The depth and frequency of craters across the frontline city of Orikhiv are a blunt example of why Ukraine needs F-16 fighter jets urgently.
Ukrainian troops amassed around the city have the unenviable task of pushing through minefields towards an enemy that has long anticipated their advance.
But their biggest handicap is the one they rarely hear until it is too late. Russian jets fire half-metric-ton bombs that glide in from afar – from outside of the reach of Ukraine’s air defenses – and then devastate Ukrainian positions at will. Sometimes as many as 20 in as many minutes are launched into Orikhiv.
Ukrainian radar systems provide some warning, coupled with the brief and ominous roar of an incoming missile.
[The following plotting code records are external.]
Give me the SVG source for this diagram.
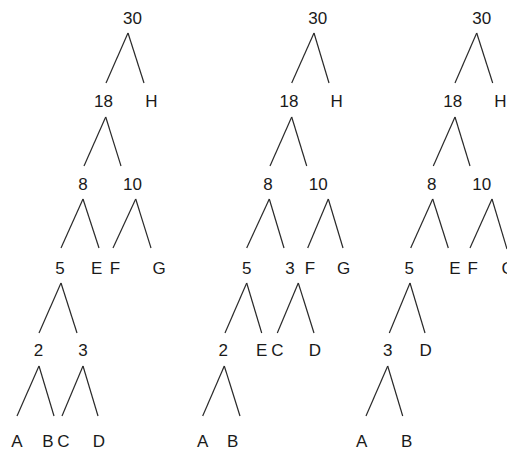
<svg xmlns="http://www.w3.org/2000/svg" width="507" height="453" viewBox="0 0 507 453">
<style>
text{font-family:"Liberation Sans",Arial,sans-serif;font-size:17px;fill:#1a1a1a;text-anchor:middle}
line{stroke:#2a2a2a;stroke-width:1.2;fill:none}
</style>
<rect width="507" height="453" fill="#fff"/>
<g id="connectors">
<line x1="128" y1="33" x2="106" y2="83"/><line x1="128" y1="33" x2="144" y2="83"/>
<line x1="105.7" y1="117" x2="84" y2="166"/><line x1="105.7" y1="117" x2="121" y2="166"/>
<line x1="83" y1="199" x2="61" y2="248"/><line x1="83" y1="199" x2="99" y2="248"/>
<line x1="135.7" y1="199" x2="113" y2="248"/><line x1="135.7" y1="199" x2="151" y2="248"/>
<line x1="61" y1="283" x2="39" y2="333"/><line x1="61" y1="283" x2="77" y2="333"/>
<line x1="39" y1="366" x2="17" y2="416"/><line x1="39" y1="366" x2="54" y2="416"/>
<line x1="83" y1="366" x2="62" y2="416"/><line x1="83" y1="366" x2="98" y2="416"/>
<line x1="314" y1="33" x2="291.7" y2="83"/><line x1="314" y1="33" x2="329" y2="83"/>
<line x1="291.7" y1="117" x2="270" y2="166"/><line x1="291.7" y1="117" x2="306.7" y2="166"/>
<line x1="269.3" y1="199" x2="246.7" y2="248"/><line x1="269.3" y1="199" x2="284" y2="248"/>
<line x1="328.3" y1="199" x2="307.7" y2="248"/><line x1="328.3" y1="199" x2="343" y2="248"/>
<line x1="246.7" y1="283" x2="225" y2="333"/><line x1="246.7" y1="283" x2="261.7" y2="333"/>
<line x1="298.3" y1="283" x2="277.3" y2="333"/><line x1="298.3" y1="283" x2="314" y2="333"/>
<line x1="224.3" y1="366" x2="202.7" y2="416"/><line x1="224.3" y1="366" x2="240" y2="416"/>
<line x1="476.7" y1="33" x2="455" y2="83"/><line x1="476.7" y1="33" x2="492.7" y2="83"/>
<line x1="455" y1="117" x2="433.3" y2="166"/><line x1="455" y1="117" x2="470" y2="166"/>
<line x1="432.7" y1="199" x2="410.7" y2="248"/><line x1="432.7" y1="199" x2="448.3" y2="248"/>
<line x1="492" y1="199" x2="470" y2="248"/><line x1="492" y1="199" x2="507" y2="249"/>
<line x1="410" y1="283" x2="389.3" y2="333"/><line x1="410" y1="283" x2="425" y2="333"/>
<line x1="387.7" y1="366" x2="366" y2="416"/><line x1="387.7" y1="366" x2="402.7" y2="416"/>
</g>
<g id="tree1">
<g id="t1-30"><text x="132.5" y="23.5">30</text></g>
<g id="t1-18"><text x="103.5" y="106.5">18</text></g>
<g id="t1-H"><text x="151.5" y="106.5">H</text></g>
<g id="t1-8"><text x="83" y="189.5">8</text></g>
<g id="t1-10"><text x="132.5" y="189.5">10</text></g>
<g id="t1-5"><text x="60" y="273.5">5</text></g>
<g id="t1-E"><text x="96.7" y="273.5">E</text></g>
<g id="t1-F"><text x="115" y="273.5">F</text></g>
<g id="t1-G"><text x="159" y="273.5">G</text></g>
<g id="t1-2"><text x="38.5" y="355.5">2</text></g>
<g id="t1-3"><text x="83" y="355.5">3</text></g>
<g id="t1-A"><text x="17" y="447">A</text></g>
<g id="t1-B"><text x="48" y="447">B</text></g>
<g id="t1-C"><text x="63.5" y="447">C</text></g>
<g id="t1-D"><text x="99" y="447">D</text></g>
</g>
<g id="tree2">
<g id="t2-30"><text x="317.7" y="23.5">30</text></g>
<g id="t2-18"><text x="289" y="106.5">18</text></g>
<g id="t2-H"><text x="336.7" y="106.5">H</text></g>
<g id="t2-8"><text x="268" y="189.5">8</text></g>
<g id="t2-10"><text x="318.3" y="189.5">10</text></g>
<g id="t2-5"><text x="246.7" y="273.5">5</text></g>
<g id="t2-3"><text x="290" y="273.5">3</text></g>
<g id="t2-F"><text x="310" y="273.5">F</text></g>
<g id="t2-G"><text x="343.5" y="273.5">G</text></g>
<g id="t2-2"><text x="223.3" y="355.5">2</text></g>
<g id="t2-E"><text x="261.7" y="355.5">E</text></g>
<g id="t2-C"><text x="277.3" y="355.5">C</text></g>
<g id="t2-D"><text x="315" y="355.5">D</text></g>
<g id="t2-A"><text x="202.7" y="447">A</text></g>
<g id="t2-B"><text x="232.7" y="447">B</text></g>
</g>
<g id="tree3">
<g id="t3-30"><text x="481.7" y="23.5">30</text></g>
<g id="t3-18"><text x="452.7" y="106.5">18</text></g>
<g id="t3-H"><text x="500.5" y="106.5">H</text></g>
<g id="t3-8"><text x="431.7" y="189.5">8</text></g>
<g id="t3-10"><text x="481.7" y="189.5">10</text></g>
<g id="t3-5"><text x="409.3" y="273.5">5</text></g>
<g id="t3-E"><text x="455" y="273.5">E</text></g>
<g id="t3-F"><text x="472.7" y="273.5">F</text></g>
<g id="t3-G"><text x="508" y="273.5">G</text></g>
<g id="t3-3"><text x="387.7" y="355.5">3</text></g>
<g id="t3-D"><text x="425.7" y="355.5">D</text></g>
<g id="t3-A"><text x="361.7" y="447">A</text></g>
<g id="t3-B"><text x="406.7" y="447">B</text></g>
</g>
</svg>
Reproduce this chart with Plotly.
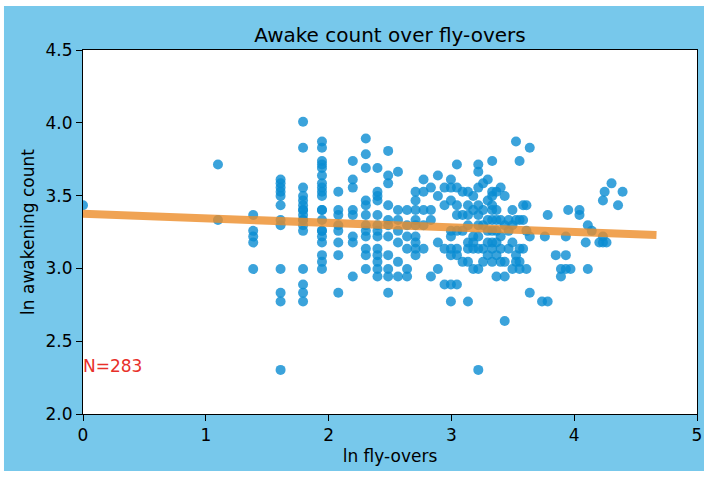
import plotly.graph_objects as go

# ln(fly-overs) column positions and ln(awakening count) values per column
fly_ln_cols = [0.000, 1.099, 1.386, 1.609, 1.792, 1.946, 2.079, 2.197, 2.303, 2.398,
               2.485, 2.565, 2.639, 2.708, 2.773, 2.833, 2.890, 2.944, 2.996, 3.045,
               3.091, 3.135, 3.178, 3.219, 3.258, 3.296, 3.332, 3.367, 3.401, 3.434,
               3.466, 3.497, 3.526, 3.555, 3.584, 3.611, 3.638, 3.738, 3.761, 3.784,
               3.850, 3.892, 3.932, 3.951, 3.970, 4.043, 4.094, 4.111, 4.143, 4.205,
               4.234, 4.248, 4.263, 4.304, 4.357, 4.394]

awake_ln_by_col = [
    [3.434],
    [3.714, 3.332],
    [3.367, 3.258, 3.219, 3.178, 2.996],
    [3.611, 3.584, 3.555, 3.526, 3.497, 3.434, 3.332, 3.296, 2.996, 2.833, 2.773, 2.303],
    [4.007, 3.829, 3.555, 3.497, 3.466, 3.434, 3.401, 3.367, 3.332, 3.296, 3.258, 2.996,
     2.890, 2.833, 2.773, 3.401, 3.332],
    [3.871, 3.829, 3.738, 3.714, 3.689, 3.638, 3.584, 3.555, 3.526, 3.497, 3.401, 3.332,
     3.258, 3.219, 3.178, 3.091, 3.045, 2.996, 3.401, 3.258],
    [3.526, 3.401, 3.367, 3.296, 3.258, 3.178, 3.091, 2.833],
    [3.738, 3.611, 3.555, 3.401, 3.367, 3.219, 3.178, 2.944],
    [3.892, 3.784, 3.689, 3.466, 3.434, 3.367, 3.219, 3.135, 3.091, 2.996, 3.296, 3.258],
    [3.689, 3.526, 3.497, 3.466, 3.367, 3.296, 3.135, 3.091, 3.045, 2.996, 2.944, 3.219, 3.258],
    [3.807, 3.638, 3.584, 3.434, 3.219, 3.091, 2.996, 2.944, 2.833, 3.296, 3.332],
    [3.664, 3.401, 3.332, 3.258, 3.045, 2.944, 3.178],
    [3.401, 3.296, 2.996, 2.944, 3.135, 3.219],
    [3.526, 3.466, 3.401, 3.296, 3.219, 3.178, 3.135, 3.091, 3.332],
    [3.611, 3.526, 3.401, 3.135, 3.296],
    [3.555, 3.401, 3.332, 2.944],
    [3.638, 3.497, 3.178, 2.996],
    [3.555, 3.434, 3.135, 2.890],
    [3.611, 3.555, 3.466, 3.258, 3.219, 3.135, 3.091, 2.890, 2.773],
    [3.714, 3.555, 3.434, 3.367, 3.258, 3.135, 3.091, 2.890],
    [3.526, 3.367, 3.258, 3.045],
    [3.526, 3.434, 3.367, 3.296, 3.178, 3.135, 3.045, 2.773],
    [3.497, 3.401, 3.219, 3.178, 3.135, 2.996],
    [3.714, 3.664, 3.555, 3.434, 3.367, 3.296, 3.219, 3.135, 2.996, 2.303],
    [3.584, 3.401, 3.296, 3.135, 3.045],
    [3.611, 3.466, 3.332, 3.258, 3.178, 3.091],
    [3.738, 3.526, 3.497, 3.434, 3.401, 3.332, 3.258, 3.178, 3.135, 3.045],
    [3.526, 3.401, 3.332, 3.258, 3.178, 3.091, 2.944],
    [3.555, 3.332, 3.219, 3.135, 3.045],
    [3.497, 3.296, 3.045, 2.944, 2.639],
    [3.332, 3.258, 3.135],
    [3.401, 3.296, 3.178, 2.996],
    [3.871, 3.332, 3.091, 3.045],
    [3.738, 3.332, 3.135, 3.045, 2.996],
    [3.434, 3.332, 3.135],
    [3.434, 3.258, 2.996],
    [3.829, 3.219, 2.833],
    [2.773],
    [3.219],
    [3.367, 2.773],
    [3.091],
    [2.996, 2.944],
    [3.219, 3.091, 2.996],
    [3.401],
    [2.996],
    [3.401, 3.367],
    [3.178],
    [3.296, 2.996],
    [3.258],
    [3.178],
    [3.466, 3.219, 3.178],
    [3.526],
    [3.178],
    [3.584],
    [3.434],
    [3.526],
]

# Regression line
fit_intercept = 3.375
fit_slope = -0.0312
fit_x_range = [0.0, 4.67]

x_ticks = [0, 1, 2, 3, 4, 5]
y_ticks = [2.0, 2.5, 3.0, 3.5, 4.0, 4.5]
n_label = "N=283"

fly_ln = []
awake_ln = []
for xc, ys in zip(fly_ln_cols, awake_ln_by_col):
    for yv in ys:
        fly_ln.append(xc)
        awake_ln.append(yv)

fit_y = [fit_intercept + fit_slope * xv for xv in fit_x_range]

FONT = "DejaVu Sans"
BLUE_BG = "#77C8EB"

fig = go.Figure()
fig.add_trace(go.Scatter(
    x=fly_ln, y=awake_ln, mode="markers",
    marker=dict(size=10, color="rgba(10,140,210,0.8)", line=dict(width=0)),
    showlegend=False, hoverinfo="skip"))
fig.add_trace(go.Scatter(
    x=fit_x_range, y=fit_y, mode="lines",
    line=dict(color="rgba(236,140,40,0.8)", width=8),
    showlegend=False, hoverinfo="skip"))

fig.add_annotation(x=0, y=2.33, xref="x", yref="y", text=n_label, showarrow=False,
                   xanchor="left", yanchor="middle", xshift=-2,
                   font=dict(family=FONT, size=17, color="#E8302A"))

fig.add_shape(type="rect", xref="paper", yref="paper",
              x0=-0.1287, x1=1.0114, y0=-0.1566, y1=1.1209,
              fillcolor=BLUE_BG, line=dict(width=0), layer="below")
fig.add_shape(type="rect", xref="paper", yref="paper",
              x0=0, x1=1, y0=0, y1=1,
              fillcolor="white", line=dict(width=0), layer="below")

axis_common = dict(
    showline=True, linecolor="black", linewidth=1, mirror=True,
    ticks="outside", ticklen=6, tickcolor="black", tickwidth=1,
    showgrid=False, zeroline=False,
    tickfont=dict(family=FONT, size=17, color="black"),
)

fig.update_layout(
    width=711, height=478,
    margin=dict(l=83, r=14, t=50, b=64, autoexpand=False),
    paper_bgcolor="white", plot_bgcolor="white",
    font=dict(family=FONT, color="black"),
    title=dict(text="Awake count over fly-overs", x=0.5, xref="paper",
               y=1 - 35 / 478, yanchor="middle", xanchor="center",
               font=dict(family=FONT, size=20, color="black")),
    xaxis=dict(range=[0, 5], tickvals=x_ticks, ticktext=[str(t) for t in x_ticks],
               title=dict(text="ln fly-overs", font=dict(family=FONT, size=17), standoff=5),
               automargin=False, **axis_common),
    yaxis=dict(range=[2.0, 4.5], tickvals=y_ticks, ticktext=[f"{t:.1f}" for t in y_ticks],
               title=dict(text="ln awakening count", font=dict(family=FONT, size=17), standoff=6),
               automargin=False, **axis_common),
)

fig.write_html("out.html",
               config={"displayModeBar": False, "staticPlot": True},
               post_script="document.body.style.margin='0px';document.body.style.overflow='hidden';")
print(len(fly_ln))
But the eventual target is often obliterated without notice.
So when Ukraine says it urgently needs F-16s, it is because Ukrainian troops are dying daily because of Russian air superiority. Despite Western promises, even the training is yet to begin. On Friday, Ukraine welcomed the news that the US approved the transfer of F-16s when training is complete. But it remains the case that Ukraine is unlikely to receive jets until next year.
Armchair critics of the slow pace of Ukraine’s counteroffensive seem to have conjured a superhuman Ukraine, capable of overturning any basic military precepts, based on the collapse of Russian positions in Kyiv’s lightning advances on Kharkiv and Kherson last year. They now expect an army that was almost written off 18 months ago, to now be able to achieve a feat no NATO army would even attempt.
NATO armies would not consider tackling the minefields and defenses along the southern Zaporizhzhia front without high-end armor, anti-demining equipment, air superiority and a well-trained force. But somehow the West has afforded itself the luxury of impatience with Ukraine not being able to take an army of often-mobilized young men, rush-trained on new equipment, and overrun Russian-held territory by fall.
‘It is very scary’
Ukrainian troops know all too well the impact F-16s could have on Russian forces and the fight, as they are suffering the same from Russian jets now.
In Ukraine’s harried cities, where air raid sirens are so constant locals barely deviate on their path when they sound, F-16s would permit some of the Russian jets that fire missiles from a distance to be intercepted or challenged. It would disrupt the given of terror that Moscow inflicts on civilian areas every night. When you are lying in Dnipro, hearing the sirens and waiting for the blasts, any debate on whether Ukraine needs more air defenses feels ridiculous.
The task of getting high-end jets to Ukraine at pace was always ambitious.
The supply of F-16s, with the intense amount of training and servicing they require, would always have brought NATO to the closest it has been yet to being a combatant. The jets need Ukrainians to become masters in their upkeep overnight, and there was always a risk NATO personnel would be called upon to fill in the gaps, or help repair the planes inside NATO territory. And so the pace has slowed.
Whether there are enough suitable Ukrainians to be trained, or whatever the other bureaucratic hurdles, the will is clearly not there yet among NATO states to make it happen. They have learned they can do things fast if they want to – they did so with the Leopard tanks.
The calculation may have been made that the risk for NATO being dragged into the war is too high to justify moving faster with F-16s. That it is easier to instead gamble on whether Ukraine can succeed in its counteroffensive, with one hand tied behind it back.
In the basements of Orikhiv, where Ukrainians troops sit and wait to learn whether the incoming missiles jets will strike near them, it is a gamble that seems callous and detached.